Application of EfficientNet Transfer Learning with Incremental Fine-Tuning for Road Damage Detection

Abstract

Image-based road damage detection is an essential component of intelligent infrastructure monitoring systems. However, conventional transfer learning often fails to adapt pre-trained models to domain-specific characteristics such as fine-crack textures, illumination variations, and perspective distortions. This study proposes an EfficientNet-based road damage classification model that leverages incremental fine-tuning and multi-stage data augmentation to enhance feature adaptation and model robustness.

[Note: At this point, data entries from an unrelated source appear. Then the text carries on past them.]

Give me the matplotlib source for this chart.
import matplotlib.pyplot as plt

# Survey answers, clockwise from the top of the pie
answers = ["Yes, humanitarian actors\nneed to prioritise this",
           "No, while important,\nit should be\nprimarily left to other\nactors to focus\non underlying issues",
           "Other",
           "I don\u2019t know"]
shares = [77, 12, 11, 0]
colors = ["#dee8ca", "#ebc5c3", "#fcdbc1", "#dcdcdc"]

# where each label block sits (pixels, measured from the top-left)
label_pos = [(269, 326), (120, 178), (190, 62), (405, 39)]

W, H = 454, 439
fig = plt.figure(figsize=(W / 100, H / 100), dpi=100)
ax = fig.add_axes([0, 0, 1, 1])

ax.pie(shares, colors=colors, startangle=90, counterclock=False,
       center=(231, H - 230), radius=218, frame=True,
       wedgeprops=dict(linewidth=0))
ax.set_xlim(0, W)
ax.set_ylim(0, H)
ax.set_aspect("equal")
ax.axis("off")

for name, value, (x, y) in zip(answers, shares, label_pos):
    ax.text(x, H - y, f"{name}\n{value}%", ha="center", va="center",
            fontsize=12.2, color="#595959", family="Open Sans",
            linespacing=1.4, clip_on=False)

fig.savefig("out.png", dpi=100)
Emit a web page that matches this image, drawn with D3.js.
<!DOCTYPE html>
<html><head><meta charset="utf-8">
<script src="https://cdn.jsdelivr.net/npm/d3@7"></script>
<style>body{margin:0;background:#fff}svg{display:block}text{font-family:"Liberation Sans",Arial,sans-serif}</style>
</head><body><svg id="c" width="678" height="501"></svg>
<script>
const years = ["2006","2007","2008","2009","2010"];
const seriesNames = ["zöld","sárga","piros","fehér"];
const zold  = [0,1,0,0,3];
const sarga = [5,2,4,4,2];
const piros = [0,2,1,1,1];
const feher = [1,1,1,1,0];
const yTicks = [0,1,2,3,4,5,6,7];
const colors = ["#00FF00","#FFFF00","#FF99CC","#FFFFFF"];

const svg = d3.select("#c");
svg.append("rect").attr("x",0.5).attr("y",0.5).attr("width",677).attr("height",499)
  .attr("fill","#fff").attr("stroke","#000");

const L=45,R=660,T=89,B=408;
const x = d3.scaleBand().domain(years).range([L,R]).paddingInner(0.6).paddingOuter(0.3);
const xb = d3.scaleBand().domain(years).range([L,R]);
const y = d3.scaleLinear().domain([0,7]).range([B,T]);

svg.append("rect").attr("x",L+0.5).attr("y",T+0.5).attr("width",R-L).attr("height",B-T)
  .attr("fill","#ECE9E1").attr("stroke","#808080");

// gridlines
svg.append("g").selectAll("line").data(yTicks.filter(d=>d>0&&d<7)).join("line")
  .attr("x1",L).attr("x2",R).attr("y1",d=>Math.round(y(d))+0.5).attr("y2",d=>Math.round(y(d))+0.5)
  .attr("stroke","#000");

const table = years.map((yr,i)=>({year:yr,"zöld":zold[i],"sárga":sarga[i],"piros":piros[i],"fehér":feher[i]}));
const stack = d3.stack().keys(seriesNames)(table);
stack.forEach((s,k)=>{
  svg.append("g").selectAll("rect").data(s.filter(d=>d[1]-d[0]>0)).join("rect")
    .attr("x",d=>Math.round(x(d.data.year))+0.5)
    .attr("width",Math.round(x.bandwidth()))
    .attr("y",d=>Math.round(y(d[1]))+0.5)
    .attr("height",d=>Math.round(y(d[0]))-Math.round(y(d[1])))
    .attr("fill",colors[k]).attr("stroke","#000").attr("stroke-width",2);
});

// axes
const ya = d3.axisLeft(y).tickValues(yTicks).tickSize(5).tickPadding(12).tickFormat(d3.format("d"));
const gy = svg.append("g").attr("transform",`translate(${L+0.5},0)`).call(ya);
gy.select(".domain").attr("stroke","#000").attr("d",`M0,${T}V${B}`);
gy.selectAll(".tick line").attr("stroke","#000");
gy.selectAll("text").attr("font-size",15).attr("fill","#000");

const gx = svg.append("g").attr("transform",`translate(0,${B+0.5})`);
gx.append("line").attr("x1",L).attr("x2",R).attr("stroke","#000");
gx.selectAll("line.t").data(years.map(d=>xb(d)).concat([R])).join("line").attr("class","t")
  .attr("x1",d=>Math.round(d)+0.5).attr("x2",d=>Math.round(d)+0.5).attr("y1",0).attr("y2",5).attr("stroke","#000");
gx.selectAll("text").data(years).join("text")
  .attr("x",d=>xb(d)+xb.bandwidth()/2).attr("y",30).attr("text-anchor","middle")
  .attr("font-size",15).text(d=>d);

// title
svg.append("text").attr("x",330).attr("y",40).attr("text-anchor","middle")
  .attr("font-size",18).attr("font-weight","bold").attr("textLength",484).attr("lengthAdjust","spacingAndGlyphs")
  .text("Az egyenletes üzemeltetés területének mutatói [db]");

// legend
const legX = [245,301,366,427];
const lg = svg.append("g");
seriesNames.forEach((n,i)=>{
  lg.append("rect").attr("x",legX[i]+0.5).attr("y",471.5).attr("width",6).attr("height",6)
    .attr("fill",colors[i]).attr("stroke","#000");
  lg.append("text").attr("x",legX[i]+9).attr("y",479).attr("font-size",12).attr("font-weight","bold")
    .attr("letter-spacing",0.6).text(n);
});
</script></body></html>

The experiments were conducted using the Road Damage Detection dataset from Kaggle, comprising 1,400 labeled images across several road damage classes. The dataset was partitioned into 80:10:10 splits for training, validation, and testing, with stratification. The proposed approach gradually unfreezes EfficientNet layers through a structured incremental fine-tuning schedule while applying staged augmentation to expand data diversity. Experimental results show that the baseline EfficientNet transfer learning model achieved 78.26% accuracy, whereas the proposed model improved performance to 97.10% accuracy, with 97.60% macro precision, 97.20% macro recall, and 97.30% macro F1-score. The results demonstrate that incremental fine-tuning effectively enhances feature adaptation to road damage textures, while multi-stage augmentation improves model robustness. These findings indicate that the proposed approach provides an effective strategy for improving deep-learning-based road damage detection systems in real-world infrastructure monitoring applications.